The central bank yesterday issued the exposure draft for the NSFR, a liquidity standard published by the Basel Committee for Banking Supervision which forms part of the Basel III regulatory reforms.
The NSFR requires banking institutions to maintain a stable funding profile to support their asset portfolio and off-balance sheet activities.
It complements the liquidity coverage ratio (LCR), which promotes short-term resilience of a bank’s liquidity risk profile through holdings of liquid assets and which has been phased in since 2015.
BNM said it has considered the global nature of domestic banking institutions’ operations and the potential impact on domestic competitiveness against the immediate need for implementation of the standard.

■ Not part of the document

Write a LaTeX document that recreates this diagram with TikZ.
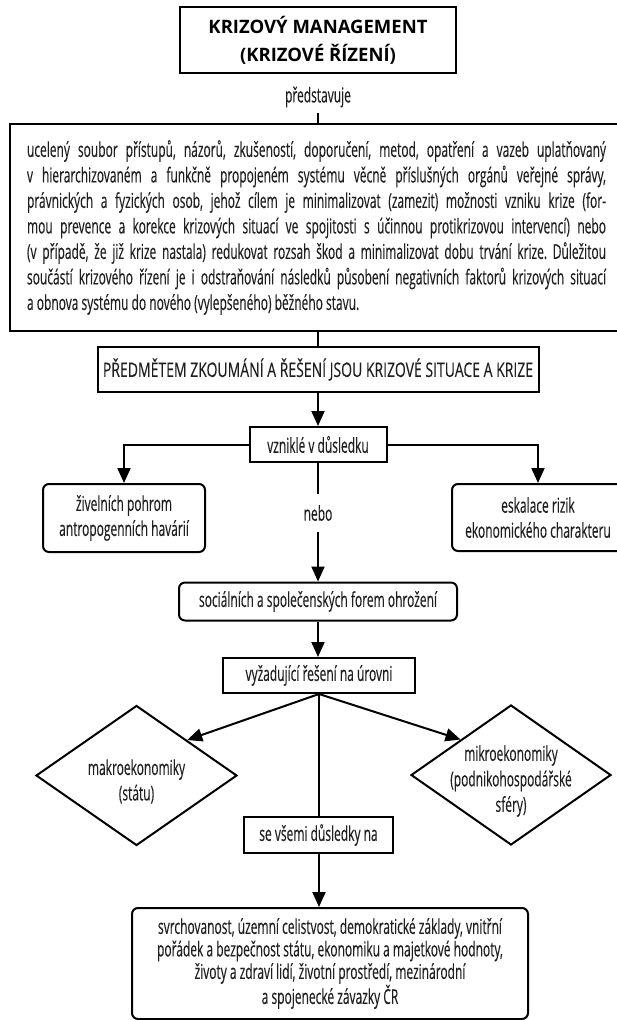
\documentclass[tikz,border=0pt]{standalone}
\usepackage{fontspec}
\setmainfont{Open Sans}[FakeStretch=0.585,FakeBold=0.2]
\newfontfamily\titlefont{Open Sans}
\newfontfamily\capsfont{Open Sans}[FakeStretch=0.70,FakeBold=0.2]
\usetikzlibrary{shapes.geometric,arrows.meta}
\newcommand\jline[1]{\hbox to 579pt{#1}}
\begin{document}
\frenchspacing
\begin{tikzpicture}[x=1pt,y=-1pt,
  every node/.style={font=\fontsize{20.5}{22.5}\selectfont, inner sep=0pt, text=black!88},
  box/.style={draw=black, line width=2pt, align=center},
  rbox/.style={box, rounded corners=6pt},
  dia/.style={draw=black, diamond, line width=2pt, inner sep=0pt},
  dtxt/.style={font=\fontsize{20.5}{25.5}\selectfont, align=center, yshift=-6pt},
  arr/.style={line width=2pt, -{Triangle[width=13pt,length=15pt]}},
  ln/.style={line width=2pt},
]
\useasboundingbox (0,0) rectangle (617,1020);
\fill[white] (0,0) rectangle (617,1020);

\node[box, line width=2.3pt, minimum width=276pt, minimum height=66pt, text=black,
  font=\titlefont\bfseries\fontsize{18.5}{28}\selectfont] (title) at (318,40)
  {KRIZOVÝ MANAGEMENT\\(KRIZOVÉ ŘÍZENÍ)};
\node[minimum height=32pt] (repr) at (318,97) {představuje};
\node[box, minimum width=613pt, minimum height=207pt] (big) at (316.5,227.5)
 {\vbox{\hsize=579pt \fontsize{20.5}{25.5}\selectfont
 \jline{ucelený soubor přístupů, názorů, zkušeností, doporučení, metod, opatření a vazeb uplatňovaný}
 \jline{v hierarchizovaném a funkčně propojeném systému věcně příslušných orgánů veřejné správy,}
 \jline{právnických a fyzických osob, jehož cílem je minimalizovat (zamezit) možnosti vzniku krize (for-}
 \jline{mou prevence a korekce krizových situací ve spojitosti s účinnou protikrizovou intervencí) nebo}
 \jline{(v případě, že již krize nastala) redukovat rozsah škod a minimalizovat dobu trvání krize. Důležitou}
 \jline{součástí krizového řízení je i odstraňování následků působení negativních faktorů krizových situací}
 \hbox{a obnova systému do nového (vylepšeného) běžného stavu.}}};
\node[box, minimum width=441pt, minimum height=45pt, font=\capsfont\fontsize{20}{22}\selectfont] (predmet) at (318,369.5)
  {PŘEDMĚTEM ZKOUMÁNÍ A ŘEŠENÍ JSOU KRIZOVÉ SITUACE A KRIZE};
\node[box, minimum width=137pt, minimum height=35pt] (vznik) at (318,444.5) {vzniklé v důsledku};
\node[rbox, minimum width=162pt, minimum height=68pt, font=\fontsize{20.5}{25}\selectfont] (zivel) at (124,518)
  {živelních pohrom\\antropogenních havárií};
\node[rbox, minimum width=172pt, minimum height=67pt, font=\fontsize{20.5}{25}\selectfont] (eskal) at (538,517.5)
  {eskalace rizik\\ekonomického charakteru};
\node[minimum height=38pt] (nebo) at (318,513) {nebo};
\node[rbox, minimum width=278pt, minimum height=38pt] (social) at (318,601.5)
  {sociálních a společenských forem ohrožení};
\node[box, minimum width=192pt, minimum height=35pt] (vyzad) at (319,675.5) {vyžadující řešení na úrovni};
\node[dia, minimum width=201pt, minimum height=140pt,
  label={[dtxt]center:makroekonomiky\\(státu)}] (makro) at (136.5,775.5) {};
\node[dia, minimum width=200pt, minimum height=140pt,
  label={[dtxt]center:mikroekonomiky\\(podnikohospodářské\\sféry)}] (mikro) at (511,775) {};
\node[box, minimum width=149pt, minimum height=36pt] (vsemi) at (318.5,835) {se všemi důsledky na};
\node[rbox, minimum width=396pt, minimum height=111pt] (bottom) at (330,963.5)
  {svrchovanost, územní celistvost, demokratické základy, vnitřní\\
   pořádek a bezpečnost státu, ekonomiku a majetkové hodnoty,\\
   životy a zdraví lidí, životní prostředí, mezinárodní\\
   a spojenecké závazky ČR};

\draw[ln] (repr.south) -- (repr.south |- big.north);
\draw[ln] (predmet.north |- big.south) -- (predmet.north);
\draw[arr] (predmet.south) -- (vznik.north);
\draw[arr] (vznik.west) -| (zivel.north);
\draw[arr] (vznik.east) -| (eskal.north);
\draw[ln] (vznik.south) -- (nebo.north);
\draw[arr] (nebo.south) -- (social.north);
\draw[arr] (social.south) -- (social.south |- vyzad.north);
\draw[arr] (vyzad.south) -- (makro.north east);
\draw[arr] (vyzad.south) -- (mikro.north west);
\draw[ln] (vyzad.south) -- (vyzad.south |- vsemi.north);
\draw[arr] (vyzad.south |- vsemi.south) -- (vyzad.south |- bottom.north);
\end{tikzpicture}
\end{document}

“The implementation timeline is in line with our priority in preserving the smooth functioning of the intermediary role of banking institutions in supporting national economic growth. This is not expected to affect the resilience of the Malaysian banking system,” the central bank said.
It added that there remains considerable uncertainty on the international front in terms of meeting the internationally agreed timeline of Jan 1, 2018.
Australia, Indonesia, Singapore and Hong Kong will implement the NSFR on January 1, 2018. Canada, Europe and the US have delayed their implementation dates, while the Philippines, Thailand, China, South Korea and Japan are unconfirmed.
BNM assistant governor Marzunisham Omar (picture) said lenders would require sufficient time to meet the operational requirements for the NSFR standard.
“We can then use this time to provide greater clarity on how banks are to meet the standard, and also get feedback and granular data to assess how well banks can fulfil the standard,” he said at a media briefing in Kuala Lumpur yesterday.
He said for domestic banks with regional presence such as Malayan Banking Bhd and CIMB Group Holdings Bhd, they would follow Malaysia’s timeline at the group level, while their overseas subsidiaries would comply with the standard, if already implemented in the operating country.
As at June 2017, the average industry NSFR stood at 107%, with more than three-quarters of banks at above the minimum requirement of 100%, while the banking system LCR stood at 141%.
“Local banking institutions do have sufficient safeguards in managing liquidity risk, supported by strong liquid asset buffers, more diversified funding profiles and robust liquidity risk management practices,” Marzunisham said.
He said the standard is not expected to have any major effect on borrowers at the moment, given that banks currently have sufficient liquidity buffers.
However, it could lead to banks offering innovative products to attract deposits from businesses.
The NSFR, according to the Basel guidelines, requires that the amount of available stable funding and the amount of required stable funding should be at a 100% ratio on an ongoing basis.
Available stable funding involves the portion of capital and liabilities expected to be reliable over the timespan considered by the NSFR, which is set at one year.
BNM is inviting public feedback on the proposed regulatory requirements for the standard. Banking institutions have up to Nov 27, 2017, to submit feedback to the exposure draft.